Bannon: 'The Republican Establishment Is Trying to Nullify the 2016 Election'

By Susan Jones | September 11, 2017 | 7:38 AM EDT

Steve Bannon, the former chief strategist for President Trump, appeared on CBS's "60 Minutes," his first television interview, on Sunday, Sept.10, 2017. (Photo: Screen grab from CBS)

(CNSNews.com) - "The Republican establishment is trying to nullify the 2016 election. That's the brutal fact we have to face," President Trump's former chief strategist Steve Bannon told CBS's "60 Minutes." The interview aired Sunday night.

Bannon said Mitch McConnell and "to a degree" Paul Ryan "do not want Donald Trump's populist, economic, nationalist agenda to be implemented. It's very obvious.”

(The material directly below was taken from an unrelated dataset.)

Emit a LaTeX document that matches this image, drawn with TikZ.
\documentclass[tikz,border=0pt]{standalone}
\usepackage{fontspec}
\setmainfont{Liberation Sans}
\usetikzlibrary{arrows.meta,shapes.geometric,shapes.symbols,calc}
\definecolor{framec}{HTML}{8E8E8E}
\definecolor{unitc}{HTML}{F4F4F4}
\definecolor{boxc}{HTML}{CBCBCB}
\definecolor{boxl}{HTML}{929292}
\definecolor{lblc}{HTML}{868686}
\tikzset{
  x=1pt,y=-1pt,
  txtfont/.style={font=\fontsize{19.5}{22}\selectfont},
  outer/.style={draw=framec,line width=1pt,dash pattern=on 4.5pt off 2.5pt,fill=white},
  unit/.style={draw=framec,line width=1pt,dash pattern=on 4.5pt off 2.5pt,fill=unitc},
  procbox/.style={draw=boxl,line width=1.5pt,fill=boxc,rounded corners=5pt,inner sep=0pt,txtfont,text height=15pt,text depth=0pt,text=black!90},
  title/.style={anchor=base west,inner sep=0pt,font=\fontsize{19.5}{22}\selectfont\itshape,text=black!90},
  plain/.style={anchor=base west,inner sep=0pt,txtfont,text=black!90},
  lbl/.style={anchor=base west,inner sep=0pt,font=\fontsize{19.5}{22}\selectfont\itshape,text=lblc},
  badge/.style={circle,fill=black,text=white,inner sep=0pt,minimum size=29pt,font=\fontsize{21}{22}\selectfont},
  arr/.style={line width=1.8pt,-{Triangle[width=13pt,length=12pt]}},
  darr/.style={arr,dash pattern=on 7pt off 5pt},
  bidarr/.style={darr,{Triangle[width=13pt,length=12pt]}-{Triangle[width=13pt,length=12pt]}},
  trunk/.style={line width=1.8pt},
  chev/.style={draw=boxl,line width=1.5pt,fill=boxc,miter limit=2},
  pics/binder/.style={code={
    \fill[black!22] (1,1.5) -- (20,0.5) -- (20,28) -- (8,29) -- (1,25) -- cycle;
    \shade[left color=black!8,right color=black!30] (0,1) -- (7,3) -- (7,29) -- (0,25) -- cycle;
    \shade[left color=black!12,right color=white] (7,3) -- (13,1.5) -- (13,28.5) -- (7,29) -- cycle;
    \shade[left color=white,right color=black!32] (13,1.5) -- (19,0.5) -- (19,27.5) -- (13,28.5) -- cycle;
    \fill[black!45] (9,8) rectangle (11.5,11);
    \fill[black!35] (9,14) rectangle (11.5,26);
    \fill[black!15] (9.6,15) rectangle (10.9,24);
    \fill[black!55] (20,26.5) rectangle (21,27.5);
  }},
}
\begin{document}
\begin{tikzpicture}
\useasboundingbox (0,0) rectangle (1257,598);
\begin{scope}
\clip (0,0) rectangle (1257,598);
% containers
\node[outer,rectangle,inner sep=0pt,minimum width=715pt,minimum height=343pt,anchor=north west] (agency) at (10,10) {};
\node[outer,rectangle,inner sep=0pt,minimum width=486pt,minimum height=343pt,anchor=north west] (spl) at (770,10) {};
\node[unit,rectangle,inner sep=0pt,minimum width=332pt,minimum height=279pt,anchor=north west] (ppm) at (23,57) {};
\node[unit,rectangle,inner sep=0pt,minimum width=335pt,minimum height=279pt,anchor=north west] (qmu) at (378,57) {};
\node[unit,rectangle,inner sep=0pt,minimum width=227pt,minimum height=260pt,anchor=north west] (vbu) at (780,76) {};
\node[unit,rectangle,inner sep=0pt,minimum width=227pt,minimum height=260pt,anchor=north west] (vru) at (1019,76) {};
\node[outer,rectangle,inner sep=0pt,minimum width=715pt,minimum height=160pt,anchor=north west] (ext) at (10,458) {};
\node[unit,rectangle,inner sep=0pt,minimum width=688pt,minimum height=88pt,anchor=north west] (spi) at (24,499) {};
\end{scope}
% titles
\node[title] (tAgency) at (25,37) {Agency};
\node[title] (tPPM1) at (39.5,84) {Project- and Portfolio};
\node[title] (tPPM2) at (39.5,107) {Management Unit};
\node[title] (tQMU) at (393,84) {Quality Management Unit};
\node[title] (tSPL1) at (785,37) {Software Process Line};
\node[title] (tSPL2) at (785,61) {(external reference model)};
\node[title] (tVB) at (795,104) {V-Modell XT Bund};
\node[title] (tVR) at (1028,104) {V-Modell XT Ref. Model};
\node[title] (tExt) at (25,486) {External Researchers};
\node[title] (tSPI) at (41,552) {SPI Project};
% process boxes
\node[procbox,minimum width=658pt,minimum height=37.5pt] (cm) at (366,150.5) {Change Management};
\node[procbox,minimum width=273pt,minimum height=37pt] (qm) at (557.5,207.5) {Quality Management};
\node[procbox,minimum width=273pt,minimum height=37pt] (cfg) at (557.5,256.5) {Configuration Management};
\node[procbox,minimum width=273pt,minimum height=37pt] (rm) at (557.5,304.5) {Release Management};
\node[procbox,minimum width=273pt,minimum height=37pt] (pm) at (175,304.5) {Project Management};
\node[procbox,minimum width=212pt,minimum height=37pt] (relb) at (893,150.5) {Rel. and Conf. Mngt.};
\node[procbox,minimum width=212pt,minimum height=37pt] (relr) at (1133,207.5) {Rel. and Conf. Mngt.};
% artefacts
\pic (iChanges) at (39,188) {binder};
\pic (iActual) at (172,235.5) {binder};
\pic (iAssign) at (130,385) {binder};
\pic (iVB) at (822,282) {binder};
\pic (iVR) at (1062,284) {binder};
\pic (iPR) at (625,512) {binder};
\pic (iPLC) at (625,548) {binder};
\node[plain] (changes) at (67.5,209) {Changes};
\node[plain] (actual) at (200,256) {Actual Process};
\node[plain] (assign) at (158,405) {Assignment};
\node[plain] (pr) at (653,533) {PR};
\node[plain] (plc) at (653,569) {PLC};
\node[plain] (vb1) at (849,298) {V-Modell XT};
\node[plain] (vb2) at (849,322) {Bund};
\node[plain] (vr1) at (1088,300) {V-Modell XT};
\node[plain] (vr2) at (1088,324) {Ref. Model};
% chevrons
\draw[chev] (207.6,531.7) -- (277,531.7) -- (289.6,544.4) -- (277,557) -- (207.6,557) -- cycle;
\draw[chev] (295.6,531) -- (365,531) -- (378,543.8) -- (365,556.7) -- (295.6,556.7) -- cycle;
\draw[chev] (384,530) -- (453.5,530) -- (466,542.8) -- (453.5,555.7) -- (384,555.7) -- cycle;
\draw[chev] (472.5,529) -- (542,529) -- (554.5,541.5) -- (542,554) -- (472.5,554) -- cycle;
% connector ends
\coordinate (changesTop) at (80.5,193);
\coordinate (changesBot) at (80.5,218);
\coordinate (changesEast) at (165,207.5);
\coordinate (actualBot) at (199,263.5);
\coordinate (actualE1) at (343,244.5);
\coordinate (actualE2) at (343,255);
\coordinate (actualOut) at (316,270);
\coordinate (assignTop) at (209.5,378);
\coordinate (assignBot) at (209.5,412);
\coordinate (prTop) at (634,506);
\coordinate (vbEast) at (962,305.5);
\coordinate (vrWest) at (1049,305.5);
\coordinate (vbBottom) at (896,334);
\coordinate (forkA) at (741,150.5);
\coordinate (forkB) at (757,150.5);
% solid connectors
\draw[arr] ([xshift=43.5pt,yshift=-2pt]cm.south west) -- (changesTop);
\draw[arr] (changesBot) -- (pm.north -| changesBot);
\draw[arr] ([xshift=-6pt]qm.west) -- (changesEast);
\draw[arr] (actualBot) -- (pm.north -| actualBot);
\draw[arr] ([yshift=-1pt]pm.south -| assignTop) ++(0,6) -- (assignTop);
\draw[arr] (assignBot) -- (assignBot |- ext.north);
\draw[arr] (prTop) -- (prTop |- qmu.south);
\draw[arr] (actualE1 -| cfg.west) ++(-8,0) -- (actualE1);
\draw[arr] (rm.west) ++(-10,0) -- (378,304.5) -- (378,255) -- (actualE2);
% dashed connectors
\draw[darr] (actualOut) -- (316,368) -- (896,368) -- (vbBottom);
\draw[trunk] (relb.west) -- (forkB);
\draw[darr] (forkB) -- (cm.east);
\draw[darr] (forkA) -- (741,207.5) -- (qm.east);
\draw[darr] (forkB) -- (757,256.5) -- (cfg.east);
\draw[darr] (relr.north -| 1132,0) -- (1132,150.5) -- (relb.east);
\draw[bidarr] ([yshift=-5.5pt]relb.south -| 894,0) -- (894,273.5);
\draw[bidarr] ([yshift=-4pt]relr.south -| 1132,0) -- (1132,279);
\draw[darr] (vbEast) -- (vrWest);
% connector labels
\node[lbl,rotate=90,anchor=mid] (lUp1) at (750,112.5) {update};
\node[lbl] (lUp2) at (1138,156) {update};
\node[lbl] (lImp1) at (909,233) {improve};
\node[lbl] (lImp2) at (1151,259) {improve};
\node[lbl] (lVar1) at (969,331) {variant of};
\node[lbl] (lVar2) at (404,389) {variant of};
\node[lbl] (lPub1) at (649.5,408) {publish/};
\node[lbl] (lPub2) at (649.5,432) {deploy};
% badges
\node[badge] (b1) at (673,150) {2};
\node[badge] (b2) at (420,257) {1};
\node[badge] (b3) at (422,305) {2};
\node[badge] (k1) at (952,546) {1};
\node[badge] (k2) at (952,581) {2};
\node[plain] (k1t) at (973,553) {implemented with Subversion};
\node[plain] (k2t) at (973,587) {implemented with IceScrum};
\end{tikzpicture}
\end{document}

CBS's Charlie Rose asked Bannon for a story to illustrate his point:

Well, Mitch McConnell, when we first met him...he said I think in one of the first meetings in Trump Tower with the president as we're wrapping up. He basically says, I don't want to hear any more of this draining the swamp talk. He says, I can't even hire any smart people because everybody's all over them for reporting requirements and the pay, etc. And the scrutiny. You know, you gotta back off that.

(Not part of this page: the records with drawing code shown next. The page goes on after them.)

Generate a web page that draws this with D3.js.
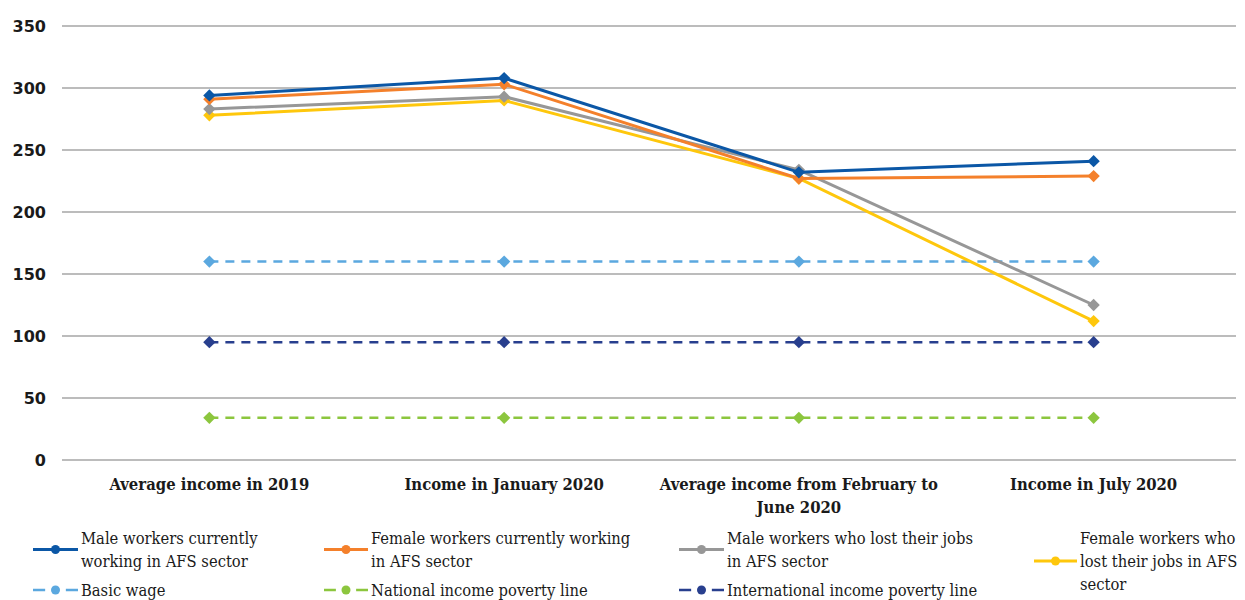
<!DOCTYPE html>
<html>
<head>
<meta charset="utf-8">
<script src="https://cdn.jsdelivr.net/npm/d3@7"></script>
<style>
  html, body { margin: 0; padding: 0; background: #fff; }
  svg { display: block; }
  .ytick { font-family: "DejaVu Sans", sans-serif; font-weight: bold; font-size: 16px; fill: #1a1a1a; }
  .cat { font-family: "DejaVu Serif Condensed", "DejaVu Serif", serif; font-stretch: condensed; font-weight: bold; font-size: 16.5px; fill: #1a1a1a; }
  .leg { font-family: "DejaVu Serif Condensed", "DejaVu Serif", serif; font-stretch: condensed; font-size: 16.4px; fill: #1a1a1a; }
</style>
</head>
<body>
<div id="chart"></div>
<script>
// Monthly income of AFS workers versus wage and poverty benchmarks
const categories = [
  ["Average income in 2019"],
  ["Income in January 2020"],
  ["Average income from February to", "June 2020"],
  ["Income in July 2020"]
];
const maleWorking    = [294, 308, 232, 241];
const femaleWorking  = [291, 303, 227, 229];
const maleLost       = [283, 293, 234, 125];
const femaleLost     = [278, 290, 227, 112];
const basicWage      = [160, 160, 160, 160];
const nationalLine   = [34, 34, 34, 34];
const intlLine       = [95, 95, 95, 95];
const yTicks = [0, 50, 100, 150, 200, 250, 300, 350];

const series = [
  { name: ["Male workers currently", "working in AFS sector"], values: maleWorking, color: "#0b57a6", dashed: false },
  { name: ["Female workers currently working", "in AFS sector"], values: femaleWorking, color: "#f4802b", dashed: false },
  { name: ["Male workers who lost their jobs", "in AFS sector"], values: maleLost, color: "#979797", dashed: false },
  { name: ["Female workers who", "lost their jobs in AFS", "sector"], values: femaleLost, color: "#fec70c", dashed: false },
  { name: ["Basic wage"], values: basicWage, color: "#5ba8df", dashed: true },
  { name: ["National income poverty line"], values: nationalLine, color: "#8cc63e", dashed: true },
  { name: ["International income poverty line"], values: intlLine, color: "#283f8e", dashed: true }
];

const W = 1245, H = 600;
const svg = d3.select("#chart").append("svg").attr("width", W).attr("height", H);

const x = d3.scalePoint().domain(d3.range(categories.length)).range([62, 1241]).padding(0.5);
const y = d3.scaleLinear().domain([0, 350]).range([460, 26]);

// horizontal gridlines
svg.append("g").selectAll("line").data(yTicks).join("line")
  .attr("x1", 62).attr("x2", 1236)
  .attr("y1", d => y(d)).attr("y2", d => y(d))
  .attr("stroke", "#a6a6a6").attr("stroke-width", 1.5);

// y tick labels
svg.append("g").selectAll("text").data(yTicks).join("text")
  .attr("class", "ytick")
  .attr("x", 46).attr("y", d => y(d))
  .attr("dy", "0.35em")
  .attr("text-anchor", "end")
  .text(d => d);

// category labels
const cat = svg.append("g").selectAll("text").data(categories).join("text")
  .attr("class", "cat")
  .attr("text-anchor", "middle")
  .attr("x", (d, i) => x(i))
  .attr("y", 490);
cat.selectAll("tspan").data(d => d).join("tspan")
  .attr("x", function () { return d3.select(this.parentNode).attr("x"); })
  .attr("dy", (d, i) => i === 0 ? 0 : 23)
  .text(d => d);

// series lines (dashed benchmarks first so worker lines sit on top)
const line = d3.line().x((d, i) => x(i)).y(d => y(d));
const order = [4, 5, 6, 3, 2, 1, 0];

order.forEach(k => {
  const s = series[k];
  const g = svg.append("g");
  g.append("path")
    .attr("d", line(s.values))
    .attr("fill", "none")
    .attr("stroke", s.color)
    .attr("stroke-width", s.dashed ? 2.5 : 3)
    .attr("stroke-dasharray", s.dashed ? "9,7" : null);
  g.selectAll("path.pt").data(s.values).join("path")
    .attr("class", "pt")
    .attr("d", d3.symbol().type(d3.symbolSquare).size(76))
    .attr("transform", (d, i) => `translate(${x(i)},${y(d)}) rotate(45)`)
    .attr("fill", s.color);
});

// legend
const legendPos = [
  { mx: 33, tx: 81, ty: 538 },
  { mx: 324, tx: 371, ty: 538 },
  { mx: 679, tx: 727, ty: 538 },
  { mx: 1034, tx: 1080, ty: 538 },
  { mx: 33, tx: 81, ty: 590 },
  { mx: 324, tx: 371, ty: 590 },
  { mx: 679, tx: 727, ty: 590 }
];
series.forEach((s, k) => {
  const p = legendPos[k];
  const n = s.name.length;
  const lineGap = 23;
  const markY = p.ty + (n - 1) * lineGap / 2;
  const g = svg.append("g");
  const mw = p.tx - p.mx - 3;
  g.append("line").attr("x1", p.mx).attr("x2", p.mx + mw)
    .attr("y1", markY).attr("y2", markY)
    .attr("stroke", s.color).attr("stroke-width", s.dashed ? 2.5 : 3)
    .attr("stroke-dasharray", s.dashed ? `${mw * 0.27},${mw * 0.46}` : null);
  g.append("circle").attr("cx", p.mx + mw / 2).attr("cy", markY).attr("r", 4.5).attr("fill", s.color);
  const t = g.append("text").attr("class", "leg").attr("x", p.tx).attr("y", p.ty);
  t.selectAll("tspan").data(s.name).join("tspan")
    .attr("x", p.tx)
    .attr("dy", (d, i) => i === 0 ? "0.35em" : lineGap)
    .text(d => d);
});
</script>
</body>
</html>
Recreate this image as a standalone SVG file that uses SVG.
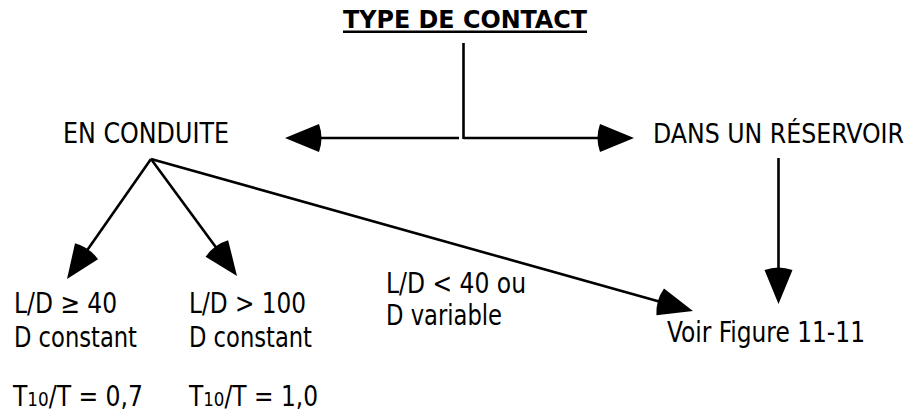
<svg xmlns="http://www.w3.org/2000/svg" width="912" height="413" viewBox="0 0 912 413">
<style>
  .t { font-family: "DejaVu Sans Condensed", "DejaVu Sans", sans-serif; font-stretch: condensed; font-size: 28px; fill: #000; }
  .title { font-family: "DejaVu Sans Condensed", "DejaVu Sans", sans-serif; font-stretch: condensed; font-weight: bold; font-size: 25px; fill: #000; }
  .sub { font-size: 20px; }
  .c { stroke: #000; stroke-width: 2.6; fill: none; }
</style>
<defs>
  <marker id="ah" markerUnits="userSpaceOnUse" viewBox="-30 -16 44 32" markerWidth="44" markerHeight="32" refX="0" refY="0" orient="auto">
    <path d="M12,0 L-22,-14 Q-27,0 -22,14 Z" fill="#000"/>
  </marker>
</defs>
<rect width="912" height="413" fill="#fff"/>
<g id="title">
  <text class="title" x="343" y="28" textLength="244" lengthAdjust="spacingAndGlyphs">TYPE DE CONTACT</text>
  <rect x="343" y="30.5" width="244" height="2.5" fill="#000"/>
</g>
<g id="en-conduite">
  <text class="t" x="63" y="143" textLength="166" lengthAdjust="spacingAndGlyphs">EN CONDUITE</text>
</g>
<g id="reservoir">
  <text class="t" x="653" y="143" font-size="26" textLength="251" lengthAdjust="spacingAndGlyphs" style="font-size:26px">DANS UN RÉSERVOIR</text>
</g>
<g id="case1">
  <text class="t" x="14" y="313" textLength="103" lengthAdjust="spacingAndGlyphs">L/D ≥ 40</text>
  <text class="t" x="14" y="347" textLength="123" lengthAdjust="spacingAndGlyphs">D constant</text>
  <text class="t" x="13" y="406" textLength="130" lengthAdjust="spacingAndGlyphs">T<tspan class="sub">10</tspan>/T = 0,7</text>
</g>
<g id="case2">
  <text class="t" x="189" y="313" textLength="117" lengthAdjust="spacingAndGlyphs">L/D &gt; 100</text>
  <text class="t" x="189" y="347" textLength="123" lengthAdjust="spacingAndGlyphs">D constant</text>
  <text class="t" x="189" y="406" textLength="129" lengthAdjust="spacingAndGlyphs">T<tspan class="sub">10</tspan>/T = 1,0</text>
</g>
<g id="case3">
  <text class="t" x="386" y="293" textLength="140" lengthAdjust="spacingAndGlyphs">L/D &lt; 40 ou</text>
  <text class="t" x="386" y="325" textLength="116" lengthAdjust="spacingAndGlyphs">D variable</text>
</g>
<g id="voir">
  <text class="t" x="667" y="342" textLength="198" lengthAdjust="spacingAndGlyphs">Voir Figure 11-11</text>
</g>
<g id="connectors">
  <path class="c" d="M463.5,43 V139"/>
  <path class="c" d="M459,138 H297" marker-end="url(#ah)"/>
  <path class="c" d="M463.5,138 H622" marker-end="url(#ah)"/>
  <path class="c" d="M151,159 L73.9,269.2" marker-end="url(#ah)"/>
  <path class="c" d="M151,159 L229.9,266.3" marker-end="url(#ah)"/>
  <path class="c" d="M151,159 L681.4,307.8" marker-end="url(#ah)"/>
  <path class="c" d="M778.5,158 V292" marker-end="url(#ah)"/>
</g>
</svg>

The drain the swamp thing was Mitch McConnell, was day one, did not want to go there, wanted us to back off.

Bannon said the Republican establishment will not help Trump unless they're put on notice that they're going to be held accountable if they do not support him.

"Right now, there's no accountability," Bannon continued. "They do not support the president's program, and it's an open secret on Capitol Hill. Everybody in this city knows it."

Bannon said "absolutely," he is going to go to war with Trump's opponents, now that he's left the White House and returned to his journalism perch at Breitbart.

Bannon defined the swamp as a "successful business model" that's been 50 years in the making. He said it comprises donors, consultants, lobbyists and politicians who feast at taxpayers' expense -- the permanent political class of both parties.

"Seven of the nine wealthiest counties in America ring Washington, D.C.,” he noted. "You're not going to drain that in eight months. You're not going to drain it in two terms. This is going to take 10, 15, 20 years of relentlessly going after it.”

Later in the interview, Bannon noted that the Republican establishment insisted on doing a repeal and replacement of Obamacare as the first order of business in the Trump administration.

"Paul Ryan and these guys come in and say, ‘We've done this for seven years. We've voted on this 50 times. We understand this issue better than anybody. We know how to repeal, and we know how to replace, and this is ours. That's what we're going to start with day one. And we will have something on your desk by Easter. By the Easter break, we'll do repeal and replace.’”

Repeal and replace was supposed to be part one of a plan to accomplish three major legislative goals in the first year, Bannon said.

After scrapping Obamacare, the plan was to tackle tax reform and get that done by the August break, followed by infrastructure legislation that would pass by the end of the year.

"That was the deal," Bannon said.

And so far, none of it has been done.

Bannon said he believes the Republican establishment is now working on a plan to fix Obamacare, not replace it. "I think the choice is going to be, you're not going to be able to totally repeal it," he said.